Green economy: Spain faces slow start for electric cars – What does it mean?
The government of Spain’s electric vehicle scheme has so far failed to take off.
Spain’s plans to fill its roads with electric cars, which can top up at service stations and converted phone booths across the country, have hit a bump in the road. So far only 16 electric cars have been sold in Spain this year. This is a 16-fold improvement over last year, but far short of the goal of 2,000 for this year and seems destined to fail to meet next year’s 20,000 or 2014’s 100,000 targets.
Yet the Spanish government-backed Wind Power and Electric Vehicles group (REVE) is still voicing optimism.

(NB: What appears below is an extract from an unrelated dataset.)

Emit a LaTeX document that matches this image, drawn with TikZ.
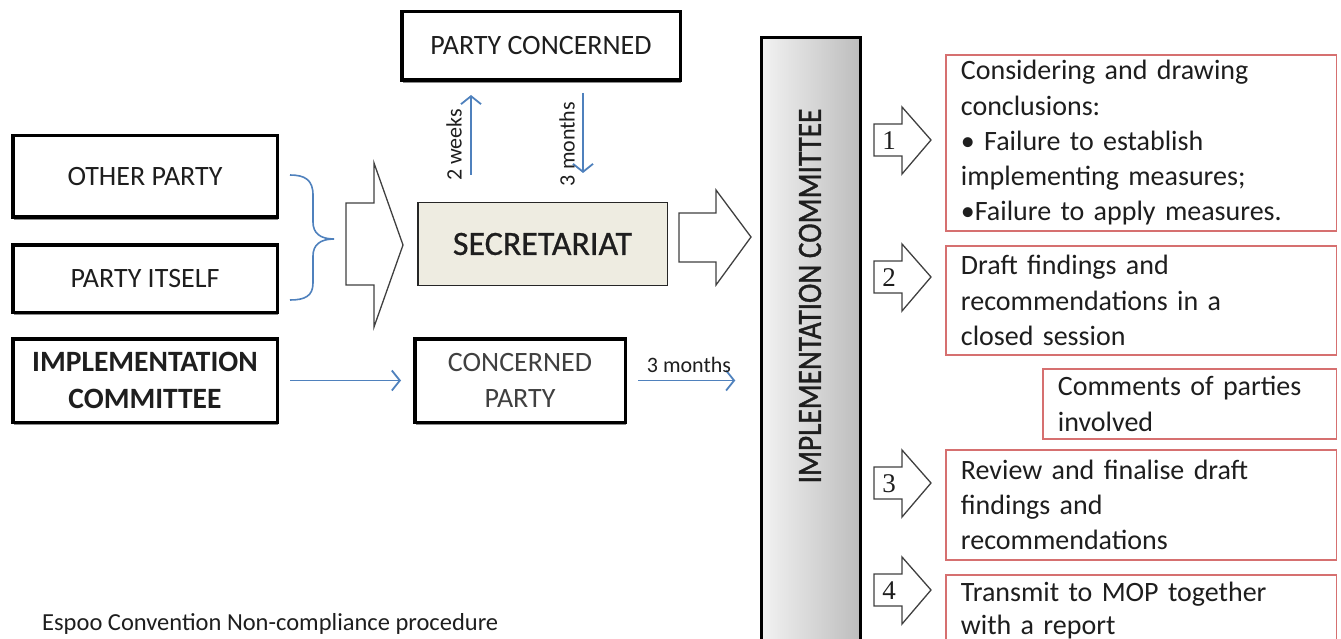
\documentclass[tikz,border=0pt]{standalone}
\usepackage{fontspec}
\setmainfont{Carlito}
\newfontfamily\numfont{Liberation Serif}
\newfontfamily\semibfont[FakeBold=1.2]{Carlito}
\newfontfamily\medfont[FakeBold=0.7]{Carlito}
\usetikzlibrary{arrows.meta,shadows}
\definecolor{blueline}{RGB}{79,129,189}
\definecolor{redline}{RGB}{214,112,112}
\definecolor{secfill}{RGB}{238,236,225}
\definecolor{txt}{RGB}{30,30,30}
\begin{document}
\begin{tikzpicture}[x=1pt,y=-1pt,
  thickbox/.style={draw=black, line width=3.5pt, fill=white, rectangle, inner sep=0pt,
    align=center, text=txt, font=\fontsize{28}{36}\selectfont,
    drop shadow={shadow xshift=1pt, shadow yshift=-3pt, fill=black!45, opacity=1}},
  redbox/.style={draw=redline, line width=1.8pt, fill=white, rectangle, anchor=north west,
    inner xsep=15pt, inner ysep=0pt, align=left, text=txt,
    font=\fontsize{28}{35.3}\selectfont},
  flow/.style={draw=blueline, line width=1.8pt,
    -{Straight Barb[length=8pt,width=20pt,line width=1.8pt]}},
  blockarrow/.style={draw=black!75, line width=1.3pt, fill=white, line join=miter},
  numlabel/.style={font=\numfont\fontsize{27}{27}\selectfont, text=txt, inner sep=0pt},
  lbl/.style={font=\fontsize{22}{22}\selectfont, text=txt, inner sep=0pt}]

\useasboundingbox (0,0) rectangle (1341,639);

% left column
\node[thickbox, minimum width=264.5, minimum height=81.5] (op) at (145,176.5) {OTHER PARTY};
\node[thickbox, minimum width=264.5, minimum height=67.5] (pi) at (145,278.5) {PARTY ITSELF};
\node[thickbox, minimum width=264.5, minimum height=83.5, font=\bfseries\fontsize{29.5}{37}\selectfont]
  (icl) at (145,380.5) {IMPLEMENTATION\\COMMITTEE};

% brace
\draw[blueline, line width=1.6pt] (290,175) .. controls (305,175) and (313,180) .. (313,195)
  -- (313,222) .. controls (313,233) and (320,239) .. (334,239)
  .. controls (320,239) and (313,245) .. (313,256)
  -- (313,283) .. controls (313,296) and (305,300) .. (290,300);

% big arrow left
\draw[blockarrow] (346,203) -- (374,203) -- (374,163) -- (403,245) -- (374,327)
  -- (374,285) -- (346,285) -- cycle;

% centre column
\node[thickbox, minimum width=278.5, minimum height=68.5] (pc) at (541,46) {PARTY CONCERNED};
\node[draw=black!85, line width=1.5pt, fill=secfill, minimum width=249.5, minimum height=82.5,
  inner sep=0pt, text=txt, font=\medfont\fontsize{34}{34}\selectfont] (sec) at (542.5,244) {SECRETARIAT};
\node[thickbox, minimum width=210.5, minimum height=83.5, text=black!75,
  font=\fontsize{28}{36.5}\selectfont] (cp) at (520,380.5) {CONCERNED\\PARTY};

\coordinate (wk) at (471,0);
\coordinate (mo) at (583,0);
\draw[flow, shorten <=27pt, shorten >=13pt] (sec.north -| wk) -- (pc.south -| wk);
\draw[flow, shorten <=11pt, shorten >=29pt] (pc.south -| mo) -- (sec.north -| mo);
\node[lbl, rotate=90] (lwk) at (454,145) {2 weeks};
\node[lbl, rotate=90] (lmo) at (567,144) {3 months};

% big arrow right
\draw[blockarrow] (679,213) -- (716,213) -- (716,190) -- (751,237) -- (716,285)
  -- (716,262) -- (679,262) -- cycle;

% tall implementation committee
\node[draw=black, line width=3pt, left color=black!5, right color=black!26, anchor=north,
  minimum width=98.5, minimum height=640, inner sep=0pt] (ict) at (811,36.5) {};
\node[rotate=90, text=txt, inner sep=0pt, font=\semibfont\fontsize{34}{34}\selectfont] (ictl) at (810,296)
  {\scalebox{0.86}[1]{IMPLEMENTATION COMMITTEE}};

% lower flows
\draw[flow, shorten <=11pt, shorten >=12pt] (icl.east) -- (icl.east -| cp.west);
\draw[flow, shorten <=11pt, shorten >=25pt] (cp.east) -- (cp.east -| ict.west);
\node[lbl] (l3m) at (689,365) {3 months};

% numbered arrows
\foreach \t/\n in {140/1,277/2,483/3,590/4}{
  \draw[blockarrow] (874,\t-16) -- (902,\t-16) -- (902,\t-33) -- (931,\t) -- (902,\t+34)
    -- (902,\t+16) -- (874,\t+16) -- cycle;
  \node[numlabel] (num\n) at (889,\t+1) {\n};
}

% red boxes
\node[redbox, minimum width=390.5, minimum height=176, text width=360.5] (b1) at (945,54)
  {Considering and drawing\\conclusions:\\• Failure to establish\\implementing measures;\\•Failure to apply measures.};
\node[redbox, minimum width=390.5, minimum height=109, text width=360.5] (b2) at (945,245)
  {Draft findings and\\recommendations in a\\closed session};
\node[redbox, minimum width=293.5, minimum height=70, text width=263.5] (cm) at (1042,368)
  {Comments of parties\\involved};
\node[redbox, minimum width=390.5, minimum height=71, text width=360.5,
  font=\fontsize{28}{33.5}\selectfont] (b4) at (945,574)
  {Transmit to MOP together\\with a report};
\node[redbox, minimum width=390.5, minimum height=110, text width=360.5] (b3) at (945,449)
  {Review and finalise draft\\findings and\\recommendations};

% caption
\node[lbl, anchor=west, font=\fontsize{24.5}{24.5}\selectfont] (cap) at (42,624) {Espoo Convention Non-compliance procedure};
\end{tikzpicture}
\end{document}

From an article in the Guardian:
The figures are similar to what happened in their day to personal computers or mobile phones. The first models are expensive and with few extras and sales are slow. But somewhere around 2012 dozens of electric vehicles with lithium batteries and at a lower price will reach the market – and the recharging infrastructure will be in place.

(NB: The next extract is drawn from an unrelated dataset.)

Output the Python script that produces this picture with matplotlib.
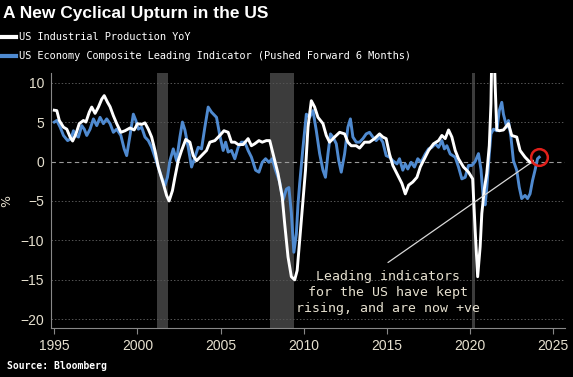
import matplotlib
matplotlib.use('Agg')
from matplotlib import pyplot as plt
from matplotlib.lines import Line2D

# US industrial production YoY (%), decimal years
ip_x = [1995.0, 1995.15, 1995.3, 1995.55, 1995.75, 1995.95, 1996.1, 1996.3, 1996.5, 1996.75,
        1996.9, 1997.1, 1997.25, 1997.45, 1997.65, 1997.85, 1998.0, 1998.2, 1998.35, 1998.55,
        1998.75, 1999.0, 1999.25, 1999.55, 1999.8, 2000.0, 2000.25, 2000.45, 2000.65, 2000.85,
        2001.05, 2001.25, 2001.55, 2001.75, 2001.9, 2002.1, 2002.25, 2002.45, 2002.65, 2002.9,
        2003.15, 2003.35, 2003.55, 2003.85, 2004.15, 2004.35, 2004.65, 2004.95, 2005.2, 2005.45,
        2005.65, 2005.85, 2006.05, 2006.35, 2006.65, 2006.85, 2007.05, 2007.3, 2007.5, 2007.75,
        2007.95, 2008.15, 2008.45, 2008.7, 2008.85, 2009.05, 2009.25, 2009.45, 2009.6, 2009.75,
        2009.9, 2010.0, 2010.1, 2010.25, 2010.45, 2010.65, 2010.85, 2011.15, 2011.35, 2011.55,
        2011.85, 2012.15, 2012.45, 2012.65, 2012.85, 2013.15, 2013.35, 2013.65, 2013.95, 2014.25,
        2014.55, 2014.75, 2014.95, 2015.15, 2015.35, 2015.6, 2015.9, 2016.1, 2016.3, 2016.55,
        2016.8, 2017.0, 2017.3, 2017.5, 2017.8, 2018.1, 2018.3, 2018.5, 2018.7, 2018.9,
        2019.1, 2019.3, 2019.6, 2019.9, 2020.15, 2020.3, 2020.45, 2020.6, 2020.7, 2020.85,
        2021.0, 2021.15, 2021.25, 2021.32, 2021.42, 2021.5, 2021.6, 2021.75, 2022.0, 2022.3,
        2022.5, 2022.8, 2023.0, 2023.3, 2023.6, 2023.75]
ip_y = [6.5, 6.45, 5.2, 4.35, 4.1, 3.1, 2.6, 3.5, 4.8, 5.2,
        5.0, 6.25, 6.9, 6.1, 6.9, 7.9, 8.35, 7.5, 6.95, 5.8,
        4.8, 3.7, 3.9, 4.25, 4.0, 4.8, 4.7, 4.9, 4.1, 3.1,
        1.4, -0.7, -2.8, -4.3, -5.0, -3.7, -2.0, 0.1, 1.4, 2.8,
        2.45, 0.75, 0.1, 0.75, 1.4, 2.45, 2.65, 3.3, 3.9, 3.7,
        2.45, 2.45, 2.15, 2.15, 2.9, 2.0, 2.25, 2.65, 2.45, 2.65,
        2.65, 0.95, -1.55, -4.5, -7.9, -12.1, -14.6, -15.0, -13.8, -10.0,
        -6.2, -3.7, -1.1, 4.35, 7.7, 6.9, 5.6, 4.8, 3.3, 2.45,
        3.1, 3.7, 3.5, 2.45, 2.0, 2.0, 1.7, 2.45, 2.45, 2.9,
        3.5, 3.1, 2.9, 0.95, -0.5, -1.55, -2.8, -4.1, -3.0, -2.6,
        -2.0, -0.7, 0.55, 1.4, 2.25, 2.65, 3.3, 2.9, 4.0, 3.1,
        1.4, 0.35, -0.7, -1.35, -2.2, -8.7, -14.6, -10.8, -6.6, -3.5,
        -1.5, 2.0, 7.3, 16.5, 16.0, 9.8, 4.0, 3.9, 4.0, 4.8,
        3.3, 3.1, 1.4, 0.55, -0.1, 0.0]

# US composite leading indicator, pushed forward 6 months
lei_x = [1995.0, 1995.15, 1995.35, 1995.55, 1995.8, 1996.0, 1996.15, 1996.3, 1996.45, 1996.65,
         1996.8, 1996.95, 1997.15, 1997.35, 1997.55, 1997.75, 1997.95, 1998.15, 1998.35, 1998.55,
         1998.75, 1999.0, 1999.2, 1999.35, 1999.55, 1999.75, 1999.9, 2000.05, 2000.25, 2000.45,
         2000.65, 2000.85, 2001.05, 2001.25, 2001.45, 2001.65, 2001.8, 2001.95, 2002.15, 2002.35,
         2002.55, 2002.7, 2002.85, 2003.05, 2003.25, 2003.45, 2003.65, 2003.85, 2004.05, 2004.25,
         2004.45, 2004.75, 2004.95, 2005.15, 2005.3, 2005.45, 2005.65, 2005.85, 2006.05, 2006.25,
         2006.45, 2006.65, 2006.85, 2007.1, 2007.3, 2007.5, 2007.7, 2007.9, 2008.1, 2008.3,
         2008.55, 2008.75, 2008.95, 2009.1, 2009.25, 2009.4, 2009.55, 2009.65, 2009.75, 2009.95,
         2010.15, 2010.35, 2010.55, 2010.75, 2010.95, 2011.15, 2011.3, 2011.45, 2011.6, 2011.75,
         2011.95, 2012.1, 2012.25, 2012.45, 2012.65, 2012.8, 2012.95, 2013.15, 2013.35, 2013.55,
         2013.75, 2013.95, 2014.15, 2014.35, 2014.55, 2014.75, 2014.95, 2015.15, 2015.35, 2015.6,
         2015.75, 2015.95, 2016.1, 2016.25, 2016.45, 2016.65, 2016.85, 2017.05, 2017.3, 2017.5,
         2017.7, 2017.9, 2018.1, 2018.3, 2018.45, 2018.6, 2018.8, 2019.1, 2019.3, 2019.5,
         2019.7, 2019.9, 2020.1, 2020.3, 2020.5, 2020.65, 2020.8, 2020.9, 2021.0, 2021.15,
         2021.25, 2021.4, 2021.6, 2021.75, 2021.9, 2022.0, 2022.2, 2022.3, 2022.45, 2022.6,
         2022.8, 2022.95, 2023.1, 2023.3, 2023.45, 2023.6, 2023.75, 2023.9, 2024.05, 2024.15]
lei_y = [5.0, 5.2, 4.35, 3.3, 2.65, 2.9, 3.9, 3.3, 3.1, 4.55,
         4.1, 3.3, 4.1, 5.4, 4.55, 5.6, 4.8, 5.4, 4.8, 3.7,
         4.1, 3.3, 1.6, 0.75, 3.3, 6.0, 5.2, 4.1, 4.35, 3.1,
         2.65, 1.8, 0.55, -0.7, -2.0, -3.0, -2.0, 0.1, 1.6, 0.1,
         3.1, 5.0, 4.0, 1.8, -0.7, 0.55, 1.8, 1.6, 4.35, 6.9,
         6.25, 5.6, 3.3, 1.4, 2.45, 1.2, 1.4, 0.35, 1.8, 2.45,
         2.45, 1.4, 0.55, -1.1, -1.35, -0.1, 0.35, -0.1, 0.35, -1.1,
         -2.6, -4.9, -3.5, -3.3, -6.5, -11.5, -9.2, -5.4, -2.8, 1.8,
         6.0, 5.6, 6.45, 3.9, 1.0, -1.1, -2.0, 0.95, 3.5, 3.1,
         2.25, 0.1, -1.35, 0.95, 4.35, 5.4, 3.1, 2.45, 2.45, 2.9,
         3.5, 3.7, 3.1, 2.65, 3.1, 2.45, 0.75, 0.55, 0.1, -0.3,
         0.35, -1.1, -0.3, -0.95, -0.1, -0.7, 0.35, -0.1, 0.95, 1.6,
         1.8, 2.25, 1.8, 2.65, 1.6, 2.0, 0.95, 0.55, -0.7, -2.2,
         -2.0, -0.5, -0.5, 0.0, 1.0, -1.0, -5.0, -5.5, -3.3, 0.95,
         3.5, 4.1, 3.9, 6.45, 7.5, 6.0, 4.35, 5.2, 3.1, 0.1,
         -1.1, -3.25, -4.7, -4.3, -4.7, -4.1, -2.4, -1.1, 0.35, 0.55]

recessions = [(2001.17, 2001.83), (2007.95, 2009.42), (2020.1, 2020.28)]
y_ticks = [10, 5, 0, -5, -10, -15, -20]
x_ticks = [1995, 2000, 2005, 2010, 2015, 2020, 2025]

bg = 'black'
txt = '#e6e0cf'
blue = '#4f8ad0'

fig = plt.figure(figsize=(5.73, 3.77), dpi=100, facecolor=bg)
ax = fig.add_axes([0.089, 0.130, 0.897, 0.676], facecolor=bg)

for a, b in recessions:
    ax.axvspan(a, b, color='#3c3c3c', lw=0, zorder=0)

for t in y_ticks:
    if t == 0:
        ax.axhline(t, color='#9a9a9a', lw=0.8, ls=(0, (4, 3)), zorder=1)
    else:
        ax.axhline(t, color='#555555', lw=0.7, ls=(0, (1.5, 2)), zorder=1)

ax.plot(lei_x, lei_y, color=blue, lw=2.1, zorder=3, solid_joinstyle='round')
ax.plot(ip_x, ip_y, color='white', lw=2.1, zorder=4, solid_joinstyle='round')

# red circle on latest leading indicator reading
ax.plot(lei_x[-1], lei_y[-1], 'o', ms=12, mfc='none', mec='#e0201b', mew=1.8, zorder=6)

# pointer line from the text to the end of the series
ax.annotate('', xy=(2023.76, 0.0), xytext=(2015.06, -12.8),
            arrowprops=dict(arrowstyle='-', color='#d8d8d8', lw=0.9,
                            shrinkA=0, shrinkB=0), zorder=5)
ax.text(2015.05, -16.6, 'Leading indicators\nfor the US have kept\nrising, and are now +ve',
        ha='center', va='center', color=txt, fontsize=9.5,
        family='DejaVu Sans Mono', linespacing=1.3, zorder=5)

ax.set_xlim(1994.8, 2025.7)
ax.set_ylim(-21.1, 11.2)
ax.set_xticks(x_ticks)
ax.set_yticks(y_ticks)
ax.tick_params(axis='x', colors='#888888', labelcolor=txt, length=4, labelsize=10, pad=4)
ax.tick_params(axis='y', length=0, labelcolor=txt, labelsize=10, pad=5)
ax.set_yticklabels([str(t).replace('-', '\u2212') for t in y_ticks])
for lab in ax.get_xticklabels() + ax.get_yticklabels():
    lab.set_family('Liberation Sans')
for s in ['top', 'right']:
    ax.spines[s].set_visible(False)
for s in ['left', 'bottom']:
    ax.spines[s].set_color('#888888')
    ax.spines[s].set_linewidth(0.8)
ax.set_ylabel('%', color=txt, fontsize=9, labelpad=5)

fig.text(0.006, 0.985, 'A New Cyclical Upturn in the US', color='white',
         fontsize=12.5, fontweight='bold', family='Liberation Sans', va='top', ha='left')

handles = [Line2D([], [], color='white', lw=3),
           Line2D([], [], color=blue, lw=3)]
labels = ['US Industrial Production YoY',
          'US Economy Composite Leading Indicator (Pushed Forward 6 Months)']
leg = fig.legend(handles, labels, loc='upper left', bbox_to_anchor=(-0.003, 0.925),
                 frameon=False, handlelength=1.35, handletextpad=0.3, labelspacing=0.85,
                 prop={'family': 'DejaVu Sans Mono', 'size': 7.4}, borderaxespad=0)
for t in leg.get_texts():
    t.set_color('white')

fig.text(0.012, 0.03, 'Source: Bloomberg', color='white', fontsize=7,
         fontweight='bold', family='DejaVu Sans Mono', va='center', ha='left')

fig.savefig('out.png', dpi=100, facecolor=bg)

–Spain’s Wind Power and Electric Vehicles group
Amid high unemployment figures, economic austerity measures and allegations of corruption, Spain’s renewable energy sector is suffering from setbacks – despite some generous subsides.
From an Associated Press report:
In April, Prime Minister Jose Luis Rodriguez Zapatero announced the government would invest euro 590 million ($775 million) in promoting and developing production of electric cars over the next two years.
Maybe the Spanish Wind Power and Electric Vehicles group has a point, though.
These kinds of numbers may cause worry that renewable energy can’t take hold without major government support – and may never in fact be able to replace fossil fuels. Yet according to a new report by Bloomberg New Energy Finance, fossil fuel industries globally receive 10-12 times the subsidies of renewables such as wind, solar and biofuels:
One of the reasons the clean energy sector is starved of funding is because mainstream investors worry that renewable energy only works with direct government support. This analysis shows that the global direct subsidy for fossil fuels is around ten times the subsidy for renewables.
–Michael Liebreich, chief executive of New Energy Finance.
So how can renewables compete with still over subsidized fossil fuels? Well, some wind farms and Brazil’s sugar cane ethanol industry in fact do compete on their own merit, according to New Energy Finance CEO Michael Liebreich.